In Istanbul, the head of the opposition Syrian Supreme Military Council, General Selim Idris, said the rebels regarded the deal as a blow to their struggle to oust Assad. But they would cooperate to facilitate the work of any international inspectors on the ground, he told Reuters.
But another military council official, Qassim Saadeddine, said the opposite.
"Let the Kerry-Lavrov plan go to hell. We reject it and we will not protect the inspectors or let them enter Syria."
Despite the diplomatic breakthrough, chemical weapons only account for around 2 percent of deaths in a civil war in which 100,000 people have been killed.
On Saturday, Syrian warplanes struck against rebel-held suburbs of the capital Damascus and government forces clashed with rebels on the frontlines, according to residents.
The residents and opposition activists asked about the deal said that it would not benefit normal Syrians.
"The regime has been killing people for more than two years with all types of weapons. Assad has used chemical weapons six or seven times. The killing will continue. No change will happen. That is it," said an opposition activist in a rebel-held suburb of Damascus who uses the name Tariq al-Dimashqi.
"The most important point is the act of killing, no matter what is the weapon," he said.

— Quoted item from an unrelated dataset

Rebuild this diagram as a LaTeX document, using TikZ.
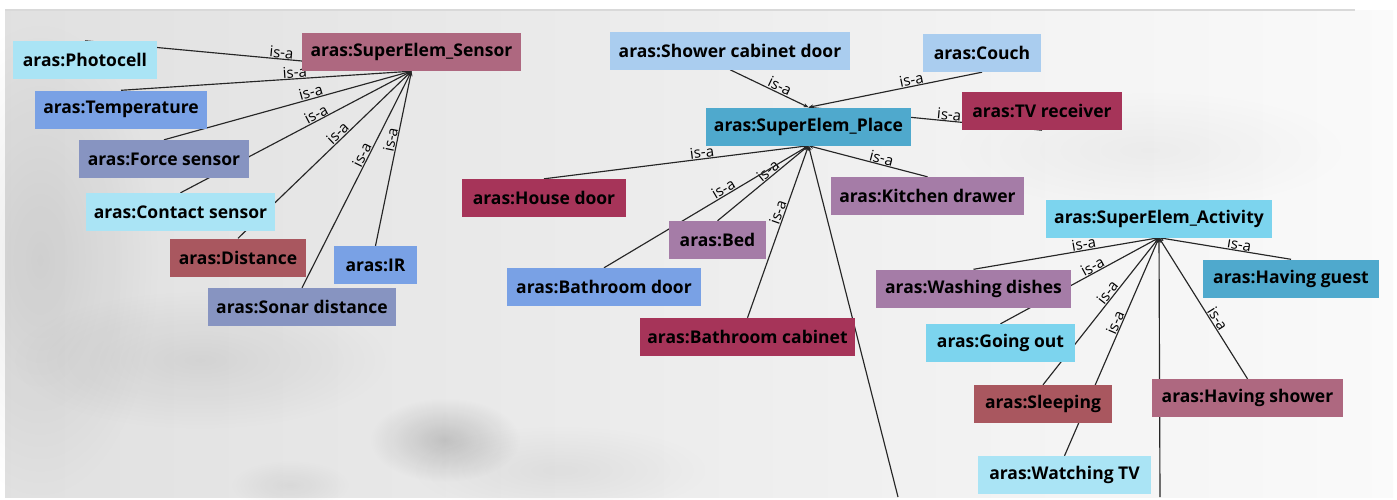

Syrian state media broadcast the Kerry and Lavrov news conference live, indicating that Damascus is satisfied with the deal.
U.N. Secretary-General Ban Ki-moon said earlier that a report by U.N. chemical weapons experts would confirm that poison gas was used in the Aug. 21 attack.
Ban also said that Assad "has committed many crimes against humanity." although he did not say whether it was Assad's forces or rebels who used the gas.
The original drive for a political solution to the conflict, dubbed the "Geneva Plan" and calling for a transitional government, went nowhere as Assad refused to cede power and the opposition insisted he could not be a part of any new political order.
The latest talks prompted Obama to put on hold his plans for U.S. air strikes in response to the chemical weapons attack. Obama is now also spared facing a vote in Congress on military action that he had appeared increasingly likely to lose at this stage.
Experts say removing Syria's hundreds of tons of chemical weapons, scattered in secret installations, will pose huge technical problems in the middle of a civil war.